**Information shown:**

>>>

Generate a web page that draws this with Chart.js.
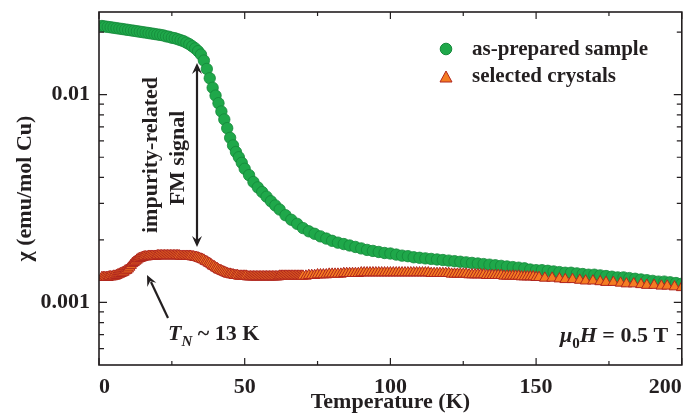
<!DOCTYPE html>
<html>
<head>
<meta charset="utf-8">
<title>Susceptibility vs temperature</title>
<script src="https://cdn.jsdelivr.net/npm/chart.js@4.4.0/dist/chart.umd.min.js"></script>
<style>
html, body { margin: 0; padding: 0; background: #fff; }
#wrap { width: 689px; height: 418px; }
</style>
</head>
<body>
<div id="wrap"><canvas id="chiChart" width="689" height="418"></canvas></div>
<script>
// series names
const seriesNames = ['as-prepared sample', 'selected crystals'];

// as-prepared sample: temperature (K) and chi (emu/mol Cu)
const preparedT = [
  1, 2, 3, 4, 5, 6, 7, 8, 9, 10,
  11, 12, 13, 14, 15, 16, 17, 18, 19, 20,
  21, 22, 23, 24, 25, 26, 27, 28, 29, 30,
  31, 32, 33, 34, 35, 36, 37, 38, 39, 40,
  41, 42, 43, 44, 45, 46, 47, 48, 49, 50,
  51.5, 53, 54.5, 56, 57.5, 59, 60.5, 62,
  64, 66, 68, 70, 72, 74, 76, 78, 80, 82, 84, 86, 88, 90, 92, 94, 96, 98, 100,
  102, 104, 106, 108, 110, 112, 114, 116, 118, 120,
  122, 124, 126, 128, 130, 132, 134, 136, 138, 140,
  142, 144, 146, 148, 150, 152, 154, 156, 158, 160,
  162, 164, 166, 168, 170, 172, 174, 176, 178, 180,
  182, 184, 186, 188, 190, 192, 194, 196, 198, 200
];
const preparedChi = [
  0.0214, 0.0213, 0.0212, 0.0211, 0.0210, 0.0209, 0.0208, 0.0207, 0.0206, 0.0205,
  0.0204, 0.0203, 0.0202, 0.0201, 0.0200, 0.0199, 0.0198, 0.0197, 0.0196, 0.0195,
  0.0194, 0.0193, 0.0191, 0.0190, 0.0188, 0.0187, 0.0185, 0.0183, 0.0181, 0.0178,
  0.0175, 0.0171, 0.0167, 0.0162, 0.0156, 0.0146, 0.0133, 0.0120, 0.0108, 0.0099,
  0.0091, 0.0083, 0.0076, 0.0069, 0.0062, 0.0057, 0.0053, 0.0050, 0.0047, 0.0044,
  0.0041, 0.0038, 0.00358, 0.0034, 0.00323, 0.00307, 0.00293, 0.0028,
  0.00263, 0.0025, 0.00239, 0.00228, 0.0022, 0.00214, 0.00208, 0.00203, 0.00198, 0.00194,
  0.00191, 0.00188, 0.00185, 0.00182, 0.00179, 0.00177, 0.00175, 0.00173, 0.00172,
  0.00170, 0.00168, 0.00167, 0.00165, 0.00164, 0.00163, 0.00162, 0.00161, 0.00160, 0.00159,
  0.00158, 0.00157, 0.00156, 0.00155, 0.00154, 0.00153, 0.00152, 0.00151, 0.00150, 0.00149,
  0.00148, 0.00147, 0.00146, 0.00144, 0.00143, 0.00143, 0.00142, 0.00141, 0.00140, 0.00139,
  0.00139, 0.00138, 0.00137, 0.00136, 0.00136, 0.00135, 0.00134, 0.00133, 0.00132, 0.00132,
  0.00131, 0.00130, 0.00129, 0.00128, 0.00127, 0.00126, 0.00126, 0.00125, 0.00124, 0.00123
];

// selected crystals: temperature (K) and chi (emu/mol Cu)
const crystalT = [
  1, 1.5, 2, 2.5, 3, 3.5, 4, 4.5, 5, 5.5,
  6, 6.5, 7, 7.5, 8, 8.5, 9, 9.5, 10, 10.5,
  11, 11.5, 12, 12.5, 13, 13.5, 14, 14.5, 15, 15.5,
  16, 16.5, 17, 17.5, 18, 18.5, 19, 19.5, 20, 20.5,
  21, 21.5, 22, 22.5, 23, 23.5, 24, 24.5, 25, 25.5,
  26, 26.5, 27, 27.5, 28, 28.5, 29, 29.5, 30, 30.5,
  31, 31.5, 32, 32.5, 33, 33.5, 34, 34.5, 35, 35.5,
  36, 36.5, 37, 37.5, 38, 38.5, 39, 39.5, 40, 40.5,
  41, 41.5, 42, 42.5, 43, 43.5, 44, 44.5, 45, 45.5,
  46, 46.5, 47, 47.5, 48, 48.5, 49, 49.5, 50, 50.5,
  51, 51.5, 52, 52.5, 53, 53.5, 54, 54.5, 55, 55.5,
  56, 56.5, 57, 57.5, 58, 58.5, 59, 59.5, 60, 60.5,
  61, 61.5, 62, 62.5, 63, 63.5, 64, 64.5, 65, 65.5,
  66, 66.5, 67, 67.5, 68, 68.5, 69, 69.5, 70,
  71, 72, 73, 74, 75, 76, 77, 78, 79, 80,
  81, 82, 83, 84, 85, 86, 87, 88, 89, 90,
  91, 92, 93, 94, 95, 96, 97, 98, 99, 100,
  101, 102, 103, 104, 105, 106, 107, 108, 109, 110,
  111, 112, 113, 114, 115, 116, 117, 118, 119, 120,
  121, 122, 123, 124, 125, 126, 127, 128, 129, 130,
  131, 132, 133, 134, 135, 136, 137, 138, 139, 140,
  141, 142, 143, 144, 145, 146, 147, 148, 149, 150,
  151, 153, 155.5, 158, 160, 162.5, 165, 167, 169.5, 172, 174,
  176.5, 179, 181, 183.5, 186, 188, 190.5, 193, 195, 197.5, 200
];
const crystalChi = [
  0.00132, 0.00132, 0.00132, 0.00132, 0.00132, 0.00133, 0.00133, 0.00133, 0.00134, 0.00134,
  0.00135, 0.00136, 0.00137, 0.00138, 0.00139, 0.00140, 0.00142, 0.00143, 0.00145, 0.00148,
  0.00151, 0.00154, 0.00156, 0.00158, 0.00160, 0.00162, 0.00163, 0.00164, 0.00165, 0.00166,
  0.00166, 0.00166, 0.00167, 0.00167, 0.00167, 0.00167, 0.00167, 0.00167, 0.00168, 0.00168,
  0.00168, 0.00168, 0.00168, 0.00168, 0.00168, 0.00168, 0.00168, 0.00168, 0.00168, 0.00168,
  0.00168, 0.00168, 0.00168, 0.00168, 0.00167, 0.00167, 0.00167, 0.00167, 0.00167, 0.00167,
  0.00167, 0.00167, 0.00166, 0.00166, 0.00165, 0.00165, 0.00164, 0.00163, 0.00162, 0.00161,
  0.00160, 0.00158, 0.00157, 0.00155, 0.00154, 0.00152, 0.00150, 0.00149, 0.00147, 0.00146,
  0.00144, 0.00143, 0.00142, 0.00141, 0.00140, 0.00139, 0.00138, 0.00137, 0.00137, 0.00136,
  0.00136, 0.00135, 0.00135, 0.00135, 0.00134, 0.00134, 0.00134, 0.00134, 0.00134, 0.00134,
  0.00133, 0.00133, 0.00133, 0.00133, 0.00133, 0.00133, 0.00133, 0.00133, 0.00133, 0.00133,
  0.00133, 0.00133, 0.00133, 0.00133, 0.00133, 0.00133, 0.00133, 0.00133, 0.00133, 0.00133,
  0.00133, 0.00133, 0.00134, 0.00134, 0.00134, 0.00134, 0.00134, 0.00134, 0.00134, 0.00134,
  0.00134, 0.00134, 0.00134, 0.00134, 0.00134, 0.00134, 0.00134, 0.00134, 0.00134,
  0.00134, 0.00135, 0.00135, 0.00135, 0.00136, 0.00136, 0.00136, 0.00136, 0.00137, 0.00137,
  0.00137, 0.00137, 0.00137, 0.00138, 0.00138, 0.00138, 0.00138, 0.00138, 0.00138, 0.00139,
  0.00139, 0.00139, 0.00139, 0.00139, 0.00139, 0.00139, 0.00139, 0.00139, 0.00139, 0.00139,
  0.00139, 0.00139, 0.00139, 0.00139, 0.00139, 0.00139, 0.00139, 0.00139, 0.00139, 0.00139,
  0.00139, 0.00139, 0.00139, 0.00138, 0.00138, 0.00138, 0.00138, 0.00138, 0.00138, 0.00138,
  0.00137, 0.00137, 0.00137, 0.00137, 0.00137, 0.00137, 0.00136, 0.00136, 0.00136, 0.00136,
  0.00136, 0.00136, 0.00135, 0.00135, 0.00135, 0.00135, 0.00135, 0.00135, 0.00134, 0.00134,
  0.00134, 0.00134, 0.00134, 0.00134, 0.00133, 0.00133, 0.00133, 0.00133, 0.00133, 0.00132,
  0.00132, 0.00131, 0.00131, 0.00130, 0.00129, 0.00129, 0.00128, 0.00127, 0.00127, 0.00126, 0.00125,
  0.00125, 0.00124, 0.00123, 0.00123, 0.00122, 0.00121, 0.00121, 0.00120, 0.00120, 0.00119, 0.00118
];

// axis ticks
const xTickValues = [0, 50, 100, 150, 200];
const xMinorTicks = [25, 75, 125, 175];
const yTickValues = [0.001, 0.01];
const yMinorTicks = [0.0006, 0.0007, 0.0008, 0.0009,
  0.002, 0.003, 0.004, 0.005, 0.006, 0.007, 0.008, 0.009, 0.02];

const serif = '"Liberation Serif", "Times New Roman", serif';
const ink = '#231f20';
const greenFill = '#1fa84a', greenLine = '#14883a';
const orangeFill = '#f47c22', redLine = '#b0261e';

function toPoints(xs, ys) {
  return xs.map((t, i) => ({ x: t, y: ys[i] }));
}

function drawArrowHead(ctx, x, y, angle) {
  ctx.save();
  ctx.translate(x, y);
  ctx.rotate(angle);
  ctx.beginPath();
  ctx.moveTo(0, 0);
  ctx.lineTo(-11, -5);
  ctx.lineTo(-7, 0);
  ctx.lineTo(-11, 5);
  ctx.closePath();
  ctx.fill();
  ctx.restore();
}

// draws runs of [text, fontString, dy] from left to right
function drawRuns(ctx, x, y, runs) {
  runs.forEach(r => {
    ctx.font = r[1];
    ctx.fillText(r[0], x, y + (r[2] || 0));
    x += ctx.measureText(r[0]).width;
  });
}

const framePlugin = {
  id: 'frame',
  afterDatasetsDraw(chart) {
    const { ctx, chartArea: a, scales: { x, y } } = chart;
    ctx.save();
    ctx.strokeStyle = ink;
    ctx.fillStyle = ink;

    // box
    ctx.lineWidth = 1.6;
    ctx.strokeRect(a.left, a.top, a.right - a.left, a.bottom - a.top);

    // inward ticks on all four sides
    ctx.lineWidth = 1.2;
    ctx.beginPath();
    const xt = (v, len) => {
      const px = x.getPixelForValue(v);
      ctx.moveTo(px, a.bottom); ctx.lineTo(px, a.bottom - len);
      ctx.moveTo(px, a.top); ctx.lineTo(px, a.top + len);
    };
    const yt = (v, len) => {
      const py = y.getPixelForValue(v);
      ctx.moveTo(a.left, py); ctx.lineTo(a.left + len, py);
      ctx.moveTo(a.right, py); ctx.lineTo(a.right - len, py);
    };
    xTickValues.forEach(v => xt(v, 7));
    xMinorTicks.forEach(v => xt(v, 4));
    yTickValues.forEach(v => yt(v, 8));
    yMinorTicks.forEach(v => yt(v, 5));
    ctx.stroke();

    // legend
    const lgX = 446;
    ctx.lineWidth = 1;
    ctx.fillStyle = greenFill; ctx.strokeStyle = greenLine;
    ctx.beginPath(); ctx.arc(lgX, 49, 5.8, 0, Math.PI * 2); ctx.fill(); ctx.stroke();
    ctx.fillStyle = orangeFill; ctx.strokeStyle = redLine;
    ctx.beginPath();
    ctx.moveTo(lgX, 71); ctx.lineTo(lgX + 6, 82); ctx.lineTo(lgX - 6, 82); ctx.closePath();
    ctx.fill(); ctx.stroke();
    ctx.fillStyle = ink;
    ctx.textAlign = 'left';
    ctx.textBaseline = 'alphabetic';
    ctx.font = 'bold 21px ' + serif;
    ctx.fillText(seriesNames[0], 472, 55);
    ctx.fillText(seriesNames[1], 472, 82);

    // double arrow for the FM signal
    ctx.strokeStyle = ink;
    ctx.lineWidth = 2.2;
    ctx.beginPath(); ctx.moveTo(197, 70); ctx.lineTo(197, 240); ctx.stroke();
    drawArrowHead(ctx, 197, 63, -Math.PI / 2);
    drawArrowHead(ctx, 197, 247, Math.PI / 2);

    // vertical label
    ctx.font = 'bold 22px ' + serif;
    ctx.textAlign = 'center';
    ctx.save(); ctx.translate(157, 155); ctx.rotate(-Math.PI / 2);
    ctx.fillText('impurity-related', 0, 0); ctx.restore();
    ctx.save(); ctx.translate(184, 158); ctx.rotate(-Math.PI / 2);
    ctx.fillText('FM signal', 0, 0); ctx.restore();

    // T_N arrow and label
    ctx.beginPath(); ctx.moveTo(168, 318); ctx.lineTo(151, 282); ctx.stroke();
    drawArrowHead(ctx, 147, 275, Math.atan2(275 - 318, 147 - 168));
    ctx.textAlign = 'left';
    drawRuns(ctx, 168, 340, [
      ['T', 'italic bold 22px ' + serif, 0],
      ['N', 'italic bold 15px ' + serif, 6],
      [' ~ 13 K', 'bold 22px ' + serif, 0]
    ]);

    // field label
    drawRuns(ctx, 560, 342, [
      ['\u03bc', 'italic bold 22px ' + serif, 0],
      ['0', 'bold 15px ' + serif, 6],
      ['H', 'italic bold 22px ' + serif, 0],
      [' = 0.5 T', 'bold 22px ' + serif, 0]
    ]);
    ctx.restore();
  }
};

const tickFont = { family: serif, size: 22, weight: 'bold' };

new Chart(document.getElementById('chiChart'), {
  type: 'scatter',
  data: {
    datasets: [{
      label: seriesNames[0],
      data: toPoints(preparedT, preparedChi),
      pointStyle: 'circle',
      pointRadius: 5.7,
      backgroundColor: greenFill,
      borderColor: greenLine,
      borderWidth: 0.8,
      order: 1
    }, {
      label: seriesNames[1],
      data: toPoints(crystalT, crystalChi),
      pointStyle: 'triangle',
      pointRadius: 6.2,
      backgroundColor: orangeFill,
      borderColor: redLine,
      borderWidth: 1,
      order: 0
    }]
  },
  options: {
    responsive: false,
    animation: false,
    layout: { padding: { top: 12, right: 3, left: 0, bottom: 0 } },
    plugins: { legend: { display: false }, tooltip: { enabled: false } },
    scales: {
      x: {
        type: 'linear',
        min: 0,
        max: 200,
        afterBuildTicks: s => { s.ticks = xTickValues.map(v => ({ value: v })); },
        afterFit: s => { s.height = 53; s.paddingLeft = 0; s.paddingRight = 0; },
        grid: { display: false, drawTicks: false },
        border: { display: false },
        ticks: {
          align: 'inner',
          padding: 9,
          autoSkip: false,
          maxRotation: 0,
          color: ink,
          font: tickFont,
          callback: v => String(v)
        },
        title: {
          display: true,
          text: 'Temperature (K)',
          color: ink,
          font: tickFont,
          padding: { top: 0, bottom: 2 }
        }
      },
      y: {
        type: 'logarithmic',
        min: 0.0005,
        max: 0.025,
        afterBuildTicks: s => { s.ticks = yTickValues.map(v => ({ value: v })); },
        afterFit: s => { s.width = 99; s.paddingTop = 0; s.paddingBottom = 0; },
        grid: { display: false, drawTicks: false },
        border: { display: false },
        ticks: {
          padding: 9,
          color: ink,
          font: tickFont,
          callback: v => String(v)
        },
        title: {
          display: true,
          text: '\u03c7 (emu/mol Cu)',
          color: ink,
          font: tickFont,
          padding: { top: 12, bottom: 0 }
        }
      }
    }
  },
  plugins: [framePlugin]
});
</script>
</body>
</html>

<<<

**Task prompt:** Report how many lines in the data contain the word "draws", with no words besides the number.

**Correct output:** 2